Order-Agnostic Modeling
COrAL introduces a fundamentally different approach: Context-wise Order-Agnostic Language Modeling. Instead of predicting only the next token, COrAL models multiple token dependencies within manageable context windows. This allows the model to generate and refine tokens in parallel, capturing diverse dependencies without strict ordering.
The key insight is that within a local window, the "correct" order of generation is not always clear -- and enforcing one might actually hurt performance. By being agnostic to order, COrAL can choose the most informative generation sequence dynamically.
The Technical Innovation
We introduce sliding blockwise order-agnostic decoding. The model predicts multiple tokens forward, then reconstructs backward within each window. As the window slides, the model iteratively refines its outputs -- all happening in parallel within each block. This achieves the benefits of iterative refinement without the sequential cost.
Built Into the Architecture
Previous approaches to iterative refinement operated at the prompting or application level -- asking models to "think again" or "check your work." COrAL incorporates refinement directly into the architecture. The model does not need to be told to reconsider; it naturally refines as part of its generation process.
This architectural integration means refinement happens efficiently, without the overhead of multiple forward passes or explicit self-correction prompts.

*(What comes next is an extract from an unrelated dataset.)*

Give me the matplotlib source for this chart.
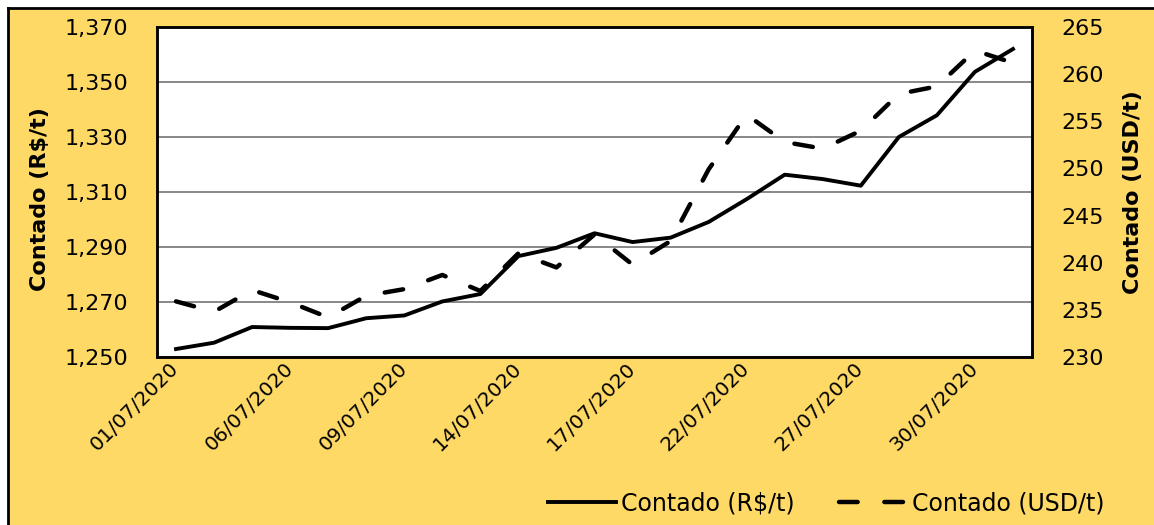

Arithmetic Reasoning (GSM8K & MATH)
| Approach | GSM8K Acc. | GSM8K Speed | Speedup | MATH Acc. | MATH Speed | Speedup |
|---|---|---|---|---|---|---|
| NT (baseline) | 74.1% | 39.7 | 1.0x | 21.8% | 38.7 | 1.0x |
| COrAL (full) | 75.3% | 43.4 | 1.1x | 22.7% | 44.4 | 1.1x |
| COrAL w/o verifier | 72.4% | 156.8 | 3.9x | 20.0% | 139.7 | 3.6x |
| COrAL w/o multi-forward | 78.7% | 14.9 | -- | 24.3% | 11.5 | -- |
Logical Reasoning (LogiQA & ReClor)
| Approach | LogiQA Acc. | Speed | Speedup | ReClor Acc. | Speed | Speedup |
|---|---|---|---|---|---|---|
| NT (baseline) | 55.1% | 33.6 | 1.0x | 63.2% | 33.2 | 1.0x |
| COrAL (full) | 58.2% | 62.1 | 1.8x | 62.7% | 38.2 | 1.2x |
| COrAL w/o verifier | 55.7% | 99.1 | 2.9x | 61.6% | 72.0 | 2.2x |
| COrAL w/o multi-forward | 59.1% | 8.9 | -- | 64.7% | 11.3 | -- |
Key Results
- Efficiency Gains: Parallel generation within blocks achieves up to 3.9x inference speedup
- Better Reasoning: +4.6% absolute accuracy on GSM8K and +4.0% on LogiQA
- Scalable Refinement: Performance improves with more refinement iterations
- Architectural Innovation: Refinement built into the model, not bolted on
Trade-offs in Code Generation
While COrAL excels at reasoning tasks, code generation reveals an important limitation. Strict syntactic requirements in code are harder to satisfy with order-agnostic generation, with syntax errors accounting for 70.1% of failure cases. This highlights that the approach is best suited for tasks where token ordering is less rigid.
Looking Forward
COrAL challenges the assumption that autoregressive, left-to-right generation is the only way to build language models. By relaxing the ordering constraint within local windows, we unlock new possibilities for efficient iterative refinement -- a capability increasingly important as we push models toward more complex reasoning tasks.